China’s exports fell 3.1 percent in June from a year earlier, the first decline since January 2012, while imports dropped 0.7 percent, severely missing market expectations and reinforcing signs of a economic slowdown in the second quarter.
 
The downbeat trade data follow the government’s crackdown on the use of fake export shipment documents to close a loophole for short-term money inflows which had exaggerated China’s export performance.
 
China’s exports to the United States – the country’s biggest export market, fell 5.4 percent in June from a year earlier, while export to the European Unison dropped 8.3 percent, according to the customs.
 
“The surprisingly weak June exports show China’s economy is facing increasing downward pressure on lacklustre external demand,” said Li Huiyong, an economist at Shenyin & Wanguo Securities in Shanghai
 
“Exports are facing challenges in the second half of this year. The appreciation of U.S. dollar and the Chinese government’s recent crackdown on speculative trade activities also put pressure on exports.”
 
China had a trade surplus of $27.1 billion in June, the customs administration said in a news briefing, largely in line with $27.0 billion expected by economists.

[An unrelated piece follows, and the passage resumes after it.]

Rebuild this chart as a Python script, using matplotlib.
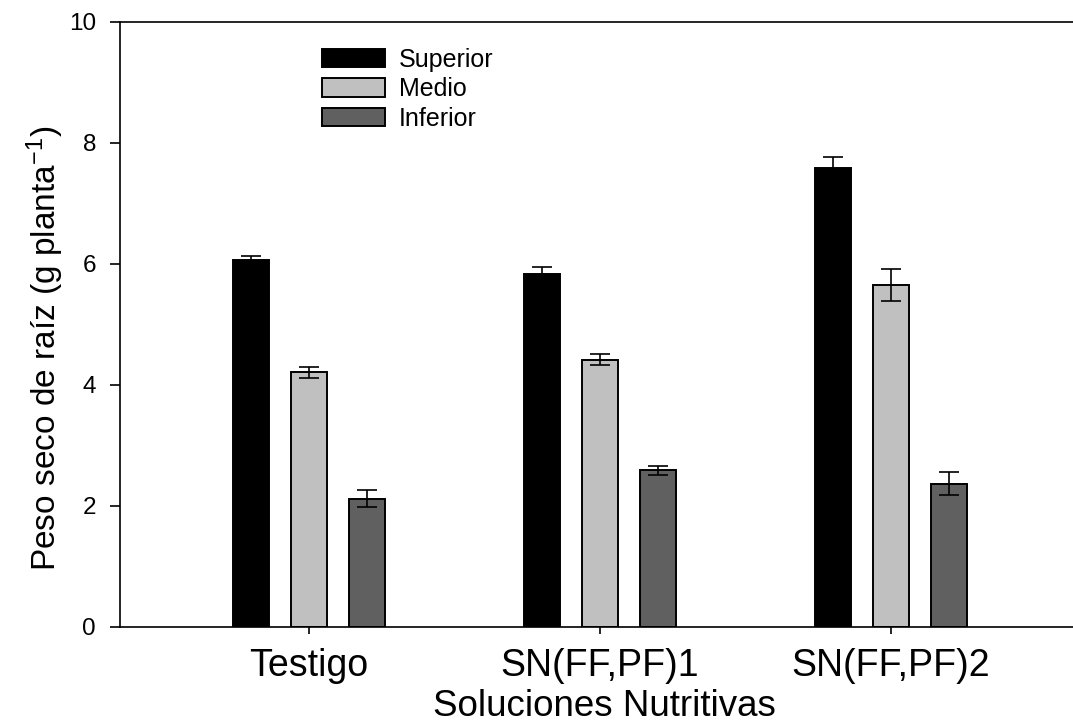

Chinese Data Released on Sunday Showed Subdued Activity Across All Segments of Economy

Several data published on Sunday confirmed evidence that Chinese economy lost growth momentum in May. Domestic demand especially private and public investments failed to compensate the fall of exports  as factory output increased 9.2% YoY in May down from 9.3% in April and urban fixed assets investment reached 20.4% Ytd (8-month low).

 

More details from Business Insider:

 

“First, industrial production climbed 9.2% on the year, slightly below expectations for a 9.4% rise. Industrial production in May was led by heavy industries, with steel products up 11.3% year-over-year (YoY), up from 8.1% in April. Auto production slowed to 15.7%, from 18.3%, according to Bank of America’s Ting Lu.

 

Second, fixed asset investment (FAI) was up 19.9% on the year, and year-to-date FAI was up 20.4% on the slightly below expectations for a 20.5% gain. Remember FAI is a good gauge of a country’s investment activity. A breakdown of FAI activity showed that manufacturing FAI eased to 16.5%, from 17.9% because of “sluggish” external demand. Railway FAI slowed significantly to 24.2% YoY, from 62% in April. But year-to-date railway FAI was up 24.5%, compared with -41.6% last year for the same period. Planned investment, which is a leading indicator of FAI eased to 15.4%, from 17.9%. And finally, property FAI fell to 19.4%, from 23.2% the previous month.”

 

Finally, note that in a context where CPI and PPI also slowed in May to respectively 2.1% YoY (against 2.4% YoY in April) and -2.9% YoY (against -2.6% in April), PBOC could only choose to lower exchange rate (Yuan/USD at all time high) because money supply increased by 15.8% YoY in May (above the official target of 13%) and housing prices have rebounded sharply since last summer.